AI as we know it has been used for everything from making full-length feature films to solving nearly impossible math problems. But today AI is also, relatively speaking, just a child.

That said, AI is a child that has learned languages, how to play games, how to blackmail people, how to power robots and, in some cases, has allegedly driven people to their deaths. It’s that dynamic that director Nick Holt tries to showcase in “AI: Probably Nothing to Worry About,” a two-hour documentary tracing AI’s origins premiering at the Tribeca Festival on Saturday. The film is a co-production between 72 Films and Windfall Films, and its producers include former James Bond steward Barbara Broccoli.

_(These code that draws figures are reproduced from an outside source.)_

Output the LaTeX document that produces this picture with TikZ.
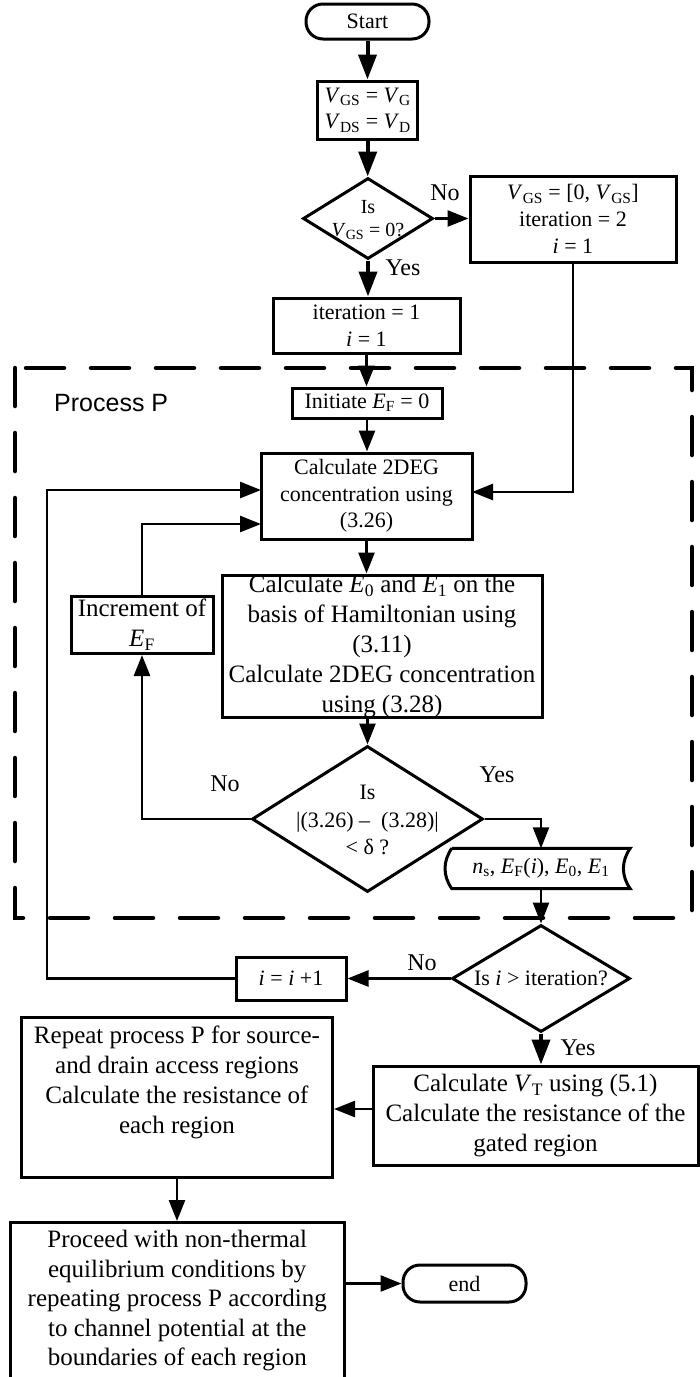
\documentclass[tikz,border=0pt]{standalone}
\usepackage{fontspec}
\setmainfont{Liberation Serif}
\newfontfamily\arialf{Liberation Sans}
\usetikzlibrary{arrows.meta,shapes.geometric,calc}
\newcommand{\VV}[1]{\textit{V}\textsubscript{#1}}
\newcommand{\EE}[1]{\textit{E}\textsubscript{#1}}
\begin{document}
\begin{tikzpicture}[x=1pt,y=-1pt,
  box/.style={draw, line width=3pt, inner sep=0pt, align=center},
  term/.style={draw, line width=3pt, rounded corners=17pt, inner sep=0pt, minimum width=123pt},
  dia/.style={draw, diamond, line width=3pt, inner sep=0pt},
  txt/.style={inner sep=0pt, align=center},
  fa/.style={font=\fontsize{20}{23}\selectfont},
  fb/.style={font=\fontsize{22}{26.7}\selectfont},
  fc/.style={font=\fontsize{25}{30}\selectfont},
  lbl/.style={font=\fontsize{24}{28}\selectfont, inner sep=0pt},
  arr/.style={line width=2.6pt, -{Triangle[length=21pt,width=16pt]}},
  tarr/.style={line width=4pt, -{Triangle[length=25pt,width=18pt]}},
  dashbox/.style={line width=4.5pt, line cap=round, dash pattern=on 38pt off 27pt}
]
\useasboundingbox (0,0) rectangle (700,1377);
\clip (0,0) rectangle (700,1377);

% dashed region
\draw[dashbox] (15,368) rectangle (692,918);

% nodes
\node[term, fb, minimum height=35pt] (start) at (367.5,21.5) {Start};
\node[box, fb, minimum width=100pt, minimum height=58pt] (b2) at (367.7,110) {\VV{GS} = \VV{G}\\\VV{DS} = \VV{D}};
\node[dia, minimum width=130pt, minimum height=81pt] (d1) at (368,218.5) {};
\node[txt, fa] (d1t) at (368,220) {Is\\\VV{GS} = 0?};
\node[box, fb, minimum width=206pt, minimum height=86pt] (b3) at (573,219) {\VV{GS} = [0, \VV{GS}]\\iteration = 2\\\textit{i} = 1};
\node[box, fb, minimum width=187pt, minimum height=55pt] (b4) at (366.5,325.5) {iteration = 1\\\textit{i} = 1};
\node[txt, font=\arialf\fontsize{25}{30}\selectfont, anchor=west] (pp) at (54,403) {Process P};
\node[box, fb, minimum width=150pt, minimum height=30pt] (init) at (367,403) {Initiate \EE{F} = 0};
\node[box, fb, minimum width=211pt, minimum height=86pt] (c1) at (366.5,496) {Calculate 2DEG\\concentration using\\(3.26)};
\node[box, minimum width=320pt, minimum height=142pt] (c2) at (382,646) {};
\node[txt, fc] (c2t) at (382,647) {Calculate \EE{0} and \EE{1} on the\\basis of Hamiltonian using\\(3.11)\\Calculate 2DEG concentration\\using (3.28)};
\node[box, fc, minimum width=142pt, minimum height=57pt] (inc) at (142,625) {Increment of\\\EE{F}};
\node[dia, minimum width=231pt, minimum height=146pt] (d2) at (367.5,819) {};
\node[txt, font=\fontsize{22}{27.5}\selectfont] (d2t) at (367.5,820) {Is\\|(3.26) –~~(3.28)|\\< δ ?};
\node[txt, fb, minimum width=178pt, minimum height=40pt] (out) at (541,868.5) {\textit{n}\textsubscript{s}, \EE{F}(\textit{i}), \EE{0}, \EE{1}};
\draw[line width=3pt] (out.north west) -- (out.north east) to[bend right=35] (out.south east) -- (out.south west) to[bend left=35] (out.north west);
\node[dia, minimum width=178pt, minimum height=107pt] (d3) at (541,978.5) {};
\node[txt, fb] (d3t) at (541,978.5) {Is \textit{i} > iteration?};
\node[box, fb, minimum width=110pt, minimum height=43pt] (iinc) at (291,978.5) {\textit{i} = \textit{i} +1};
\node[box, fc, minimum width=325pt, minimum height=99pt] (vt) at (535.5,1115.5) {Calculate \VV{T} using (5.1)\\Calculate the resistance of the\\gated region};
\node[box, minimum width=311pt, minimum height=160pt] (rep) at (177,1097) {};
\node[txt, fc] (rept) at (177,1082) {Repeat process P for source-\\and drain access regions\\Calculate the resistance of\\each region};
\node[box, minimum width=334.6pt, minimum height=180pt, anchor=north] (proc) at (177.3,1221) {};
\node[txt, font=\fontsize{25}{29.5}\selectfont] (proct) at (177.3,1301) {Proceed with non-thermal\\equilibrium conditions by\\repeating process P according\\to channel potential at the\\boundaries of each region};
\node[term, fb, minimum height=37pt] (fin) at (464.5,1283.5) {end};

% labels
\node[lbl] (no1) at (445,193) {No};
\node[lbl] (yes1) at (403,268) {Yes};
\node[lbl] (no2) at (225,784) {No};
\node[lbl] (yes2) at (497,775) {Yes};
\node[lbl] (no3) at (422,963) {No};
\node[lbl] (yes3) at (578,1048) {Yes};

% helper coordinates
\coordinate (c1r) at (472,492);
\coordinate (c1a) at (261,490);
\coordinate (c1b) at (261,524);
\coordinate (lc) at (47,490);
\coordinate (vtw) at (373,1109);

% connectors
\draw[tarr] (start.south) -- (start.south |- b2.north);
\draw[tarr] (b2.south) -- (b2.south |- d1.north);
\draw[arr] (d1.east) -- (d1.east -| b3.west);
\draw[tarr] (d1.south) -- (d1.south |- b4.north);
\draw[arr] (b4.south) -- (b4.south |- init.north);
\draw[arr] (b3.south) |- (c1r);
\draw[arr] (init.south) -- (init.south |- c1.north);
\draw[arr] (c1.south) -- (c1.south |- c2.north);
\draw[arr] (d2.north |- c2.south) -- (d2.north);
\draw[arr] (d2.west) -| (inc.south);
\draw[arr] (inc.north) |- (c1b);
\draw[arr] (d2.east) -| (out.north);
\draw[arr] (out.south) -- (d3.north);
\draw[arr] (d3.west) -- (iinc.east);
\draw[arr] (iinc.west) -| (lc) -- (c1a);
\draw[tarr] (d3.south) -- (d3.south |- vt.north);
\draw[arr] (vtw) -- (vtw -| rep.east);
\draw[arr] (rep.south) -- (rep.south |- proc.north);
\draw[arr] (proc.east |- fin.west) -- (fin.west);
\end{tikzpicture}
\end{document}
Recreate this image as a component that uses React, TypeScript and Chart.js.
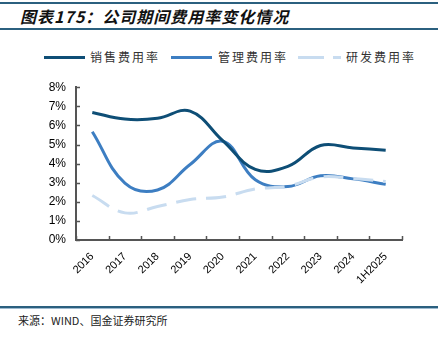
import React, { useEffect, useRef } from "react";
import { Chart, registerables } from "chart.js";

Chart.register(...registerables);

const categories = ["2016", "2017", "2018", "2019", "2020", "2021", "2022", "2023", "2024", "1H2025"];
const salesRate = [6.68, 6.33, 6.37, 6.75, 5.2, 3.7, 3.85, 4.95, 4.82, 4.7];
const adminRate = [5.67, 2.98, 2.62, 3.95, 5.17, 3.15, 2.8, 3.36, 3.2, 2.92];
const rdRate = [2.33, 1.42, 1.75, 2.12, 2.25, 2.67, 2.82, 3.3, 3.22, 3.06];
const seriesNames = ["销售费用率", "管理费用率", "研发费用率"];
const yMin = 0;
const yMax = 8;
const yStep = 1;

const C_SALES = "#0e4e76";
const C_ADMIN = "#3d7ec2";
const C_RD = "#c8dcf0";
const AXIS = "#555555";
const CJK = '"Noto Sans CJK SC", "Noto Sans", sans-serif';

const innerTicks = {
  id: "innerTicks",
  afterDatasetsDraw(chart: any) {
    const { ctx, scales } = chart;
    const x = scales.x;
    const y = scales.y;
    ctx.save();
    ctx.strokeStyle = AXIS;
    ctx.lineWidth = 1.5;
    ctx.beginPath();
    const n = categories.length;
    for (let i = 0; i <= n; i++) {
      let px;
      if (i === 0) px = x.left;
      else if (i === n) px = x.right;
      else px = (x.getPixelForValue(i - 1) + x.getPixelForValue(i)) / 2;
      px = Math.round(px) + 0.5;
      ctx.moveTo(px, y.bottom);
      ctx.lineTo(px, y.bottom - 4);
    }
    for (let v = yMin; v <= yMax; v += yStep) {
      const py = Math.round(y.getPixelForValue(v)) + 0.5;
      ctx.moveTo(x.left, py);
      ctx.lineTo(x.left + 4, py);
    }
    ctx.stroke();
    ctx.restore();
  },
};

function LegendLine({ color, dashed }: { color: string; dashed?: boolean }) {
  if (dashed) {
    return (
      <div style={{ position: "relative", width: 44, height: 3 }}>
        <div style={{ position: "absolute", left: 0, top: 0, width: 26, height: 3, background: color }} />
        <div style={{ position: "absolute", left: 35, top: 0, width: 8, height: 3, background: color }} />
      </div>
    );
  }
  return <div style={{ width: 41, height: 3, background: color }} />;
}

export default function App() {
  const canvasRef = useRef<HTMLCanvasElement | null>(null);

  useEffect(() => {
    document.body.style.margin = "0";
    const canvas = canvasRef.current;
    if (!canvas) return;
    const chart = new Chart(canvas, {
      type: "line",
      data: {
        labels: categories,
        datasets: [
          {
            label: seriesNames[0],
            data: salesRate,
            borderColor: C_SALES,
            backgroundColor: C_SALES,
            borderWidth: 3,
            pointRadius: 0,
            tension: 0.4,
            order: 1,
          },
          {
            label: seriesNames[1],
            data: adminRate,
            borderColor: C_ADMIN,
            backgroundColor: C_ADMIN,
            borderWidth: 3,
            pointRadius: 0,
            tension: 0.4,
            order: 2,
          },
          {
            label: seriesNames[2],
            data: rdRate,
            borderColor: C_RD,
            backgroundColor: C_RD,
            borderWidth: 3,
            borderDash: [20, 10],
            pointRadius: 0,
            tension: 0.4,
            order: 0,
          },
        ],
      },
      options: {
        animation: false,
        responsive: false,
        maintainAspectRatio: false,
        layout: { padding: { left: 0, right: 39, top: 9, bottom: 0 } },
        plugins: {
          legend: { display: false },
          tooltip: { enabled: false },
        },
        scales: {
          x: {
            offset: true,
            grid: { display: false, drawTicks: false },
            border: { display: true, color: AXIS, width: 2 },
            ticks: {
              autoSkip: false,
              minRotation: 45,
              maxRotation: 45,
              padding: 10,
              color: "#000",
              font: { family: '"Liberation Sans", Arial, sans-serif', size: 11 },
            },
            afterFit: (s: any) => {
              s.height = 60;
            },
          },
          y: {
            min: yMin,
            max: yMax,
            grid: { display: false, drawTicks: false },
            border: { display: true, color: AXIS, width: 2 },
            ticks: {
              stepSize: yStep,
              padding: 10,
              color: "#000",
              font: { family: '"Liberation Sans", Arial, sans-serif', size: 12 },
              callback: (v: any) => v + "%",
            },
            afterFit: (s: any) => {
              s.width = 76;
            },
          },
        },
      },
      plugins: [innerTicks],
    });
    return () => chart.destroy();
  }, []);

  return (
    <div style={{ position: "fixed", left: 0, top: 0, width: 441, height: 337, background: "#fff", overflow: "hidden" }}>
      <div style={{ position: "absolute", left: 0, top: 2, width: 438, height: 2, background: "#2b607f" }} />
      <div
        style={{
          position: "absolute",
          left: 20,
          top: 4,
          fontFamily: CJK,
          fontWeight: 700,
          fontStyle: "italic",
          fontSize: 16,
          letterSpacing: 1,
          lineHeight: "24px",
          color: "#111",
          whiteSpace: "nowrap",
        }}
      >
        图表175：公司期间费用率变化情况
      </div>
      <div style={{ position: "absolute", left: 0, top: 28, width: 438, height: 2, background: "#2b607f" }} />

      <div style={{ position: "absolute", left: 44, top: 56 }}>
        <LegendLine color={C_SALES} />
      </div>
      <div style={{ position: "absolute", left: 90, top: 49, fontFamily: CJK, fontSize: 12, lineHeight: "16px", color: "#333", letterSpacing: 2 }}>
        {seriesNames[0]}
      </div>
      <div style={{ position: "absolute", left: 171, top: 56 }}>
        <LegendLine color={C_ADMIN} />
      </div>
      <div style={{ position: "absolute", left: 218, top: 49, fontFamily: CJK, fontSize: 12, lineHeight: "16px", color: "#333", letterSpacing: 2 }}>
        {seriesNames[1]}
      </div>
      <div style={{ position: "absolute", left: 298, top: 56 }}>
        <LegendLine color={C_RD} dashed />
      </div>
      <div style={{ position: "absolute", left: 346, top: 49, fontFamily: CJK, fontSize: 12, lineHeight: "16px", color: "#333", letterSpacing: 2 }}>
        {seriesNames[2]}
      </div>

      <canvas ref={canvasRef} width={441} height={230} style={{ position: "absolute", left: 0, top: 70, width: 441, height: 230 }} />

      <div style={{ position: "absolute", left: 0, top: 306, width: 438, height: 2, background: "#2b607f" }} />
      <div style={{ position: "absolute", left: 0, top: 308, width: 438, height: 1, background: "#9dbad0" }} />
      <div style={{ position: "absolute", left: 18, top: 312, fontFamily: CJK, fontSize: 11, lineHeight: "16px", color: "#222", whiteSpace: "nowrap" }}>
        来源：WIND、国金证券研究所
      </div>
    </div>
  );
}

The doc is anchored in interviews with Geoffrey Hinton, the widely credited “godfather of AI,” along with DeepMind founder Demis Hassabis, engineers at Anthropic and OpenAI, and Megan Garcia, the mother of a teen who was allegedly driven to suicide by an AI chatbot. In the film, Holt tries to showcase the evolution of AI from Hinton’s fascination with replicating the human brain to the present-day arms race to build general superintelligence (aka Artificial General Intelligence, or AGI). The doc is structured in the vein of a child’s developmental saga, tracking as AI agents learn how to do things such as playing Atari games and recognizing animals — to bypassing human commands and powering robots.